Know that electric current is related to the flow of charge

4.2.2 Electric Current

Objective

Understand that electric current is the rate at which electric charge flows through a circuit, and be able to use this definition in simple calculations.

Key Concepts

• Current (I) is the **rate of charge flow** past a point in a circuit.
• Current is a **scalar quantity** – only its magnitude (size) is required; it has no direction.
• **Conventional current direction** is defined as the direction a **positive** charge would move (from the positive terminal to the negative terminal of a source).
• In metallic conductors the actual charge carriers are electrons, which move **opposite** to the conventional direction.
• Two common types of current:
• Direct current (DC) – the direction of charge flow remains constant with time.
• Alternating current (AC) – the direction of charge flow reverses periodically, usually sinusoidally. The number of reversals per second is the **frequency**, measured in hertz (Hz).

Definition & Formula

The electric current I is defined as the amount of charge ΔQ that passes a given point in a time interval Δt:

$$ I = \frac{\Delta Q}{\Delta t} $$

Because one ampere equals one coulomb per second, the definition directly links the unit of current to the unit of charge:

1 A = 1 C s⁻¹

Units & Symbols

Rearranging the Formula (AO2 tip)

• To find the **charge transferred**: Q = I × t
• To find the **time taken**: t = Q / I

Worked Example (AO2)

Problem: A circuit transfers 6 C of charge in 3 s. What is the current?

Solution:

1. Write the definition: \(I = \dfrac{\Delta Q}{\Delta t}\)
2. Substitute the given values: \(I = \dfrac{6\ \text{C}}{3\ \text{s}} = 2\ \text{C s}^{-1}\)
3. Recognise that 1 C s⁻¹ = 1 A, so \(I = 2\ \text{A}\).

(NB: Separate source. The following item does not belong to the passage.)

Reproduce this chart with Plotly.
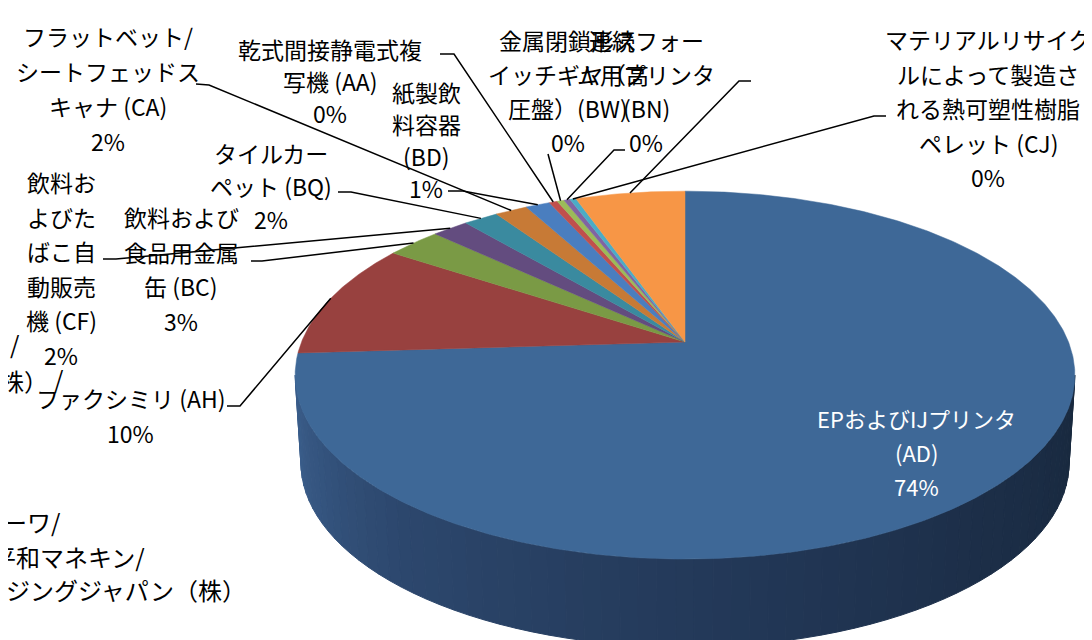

Reverse calculation tip: If the current were 2 A and the time 3 s, the charge transferred would be \(Q = I t = 2 \text{A} × 3 \text{s} = 6\ \text{C}\).

Conventional Current vs. Electron Flow

1. Conventional current: Imagines positive charges moving from the positive terminal to the negative terminal.
2. Electron flow: In metals, electrons (negative charge) move from the negative terminal to the positive terminal – opposite to the conventional direction.

Microscopic View – Extension Material (Not required for core assessment)

For deeper insight, current can also be expressed in terms of charge‑carrier properties:

$$ I = n\,A\,v_d\,q $$

• n – number of charge carriers per unit volume (m⁻³)
• A – cross‑sectional area of the conductor (m²)
• v_d – drift velocity of the carriers (m s⁻¹)
• q – charge of each carrier (C). For electrons, \(q = -e = -1.6\times10^{-19}\ \text{C}\).

This relationship helps explain why metals conduct electricity so well: the “free electrons” in the conduction band can drift under an applied electric field.

Measuring Current (AO3 – Experimental Skills)

• Connection: An ammeter must be placed **in series** with the component whose current is to be measured so that the same charge passes through the meter.
• Analogue ammeter: Uses a moving‑coil mechanism. Select a range just above the expected current; start with the highest range and step down until a clear, non‑over‑range reading is obtained.
• Digital ammeter: Shows the current numerically. Many have an auto‑range function, but manual range selection can give better resolution for small currents.
• Safety tip: Always switch off the circuit before inserting or removing an ammeter to avoid accidental short‑circuits or damage to the instrument.

Practical Implications

• High currents produce heating: \(P = I^{2}R\). Excess heat can damage components or cause fire hazards.
• Human safety: Currents as low as 0.01 A (10 mA) through the heart can be dangerous.

Suggested Diagram

Summary Checklist

• Current I is the rate of charge flow: \(I = \Delta Q / \Delta t\).
• 1 A = 1 C s⁻¹ – this links the definition directly to the unit.
• Current is a scalar quantity (magnitude only).
• Conventional current direction is opposite to the actual electron movement in metals.
• DC has a constant direction; AC reverses direction periodically, with a frequency measured in hertz (Hz).
• Measure current with an ammeter in series; choose the correct range and observe safety procedures.
• Large currents cause heating (\(P = I^{2}R\)) and can be hazardous.
• Extension: \(I = n A v_d q\) links macroscopic current to microscopic carrier properties (optional for core exams).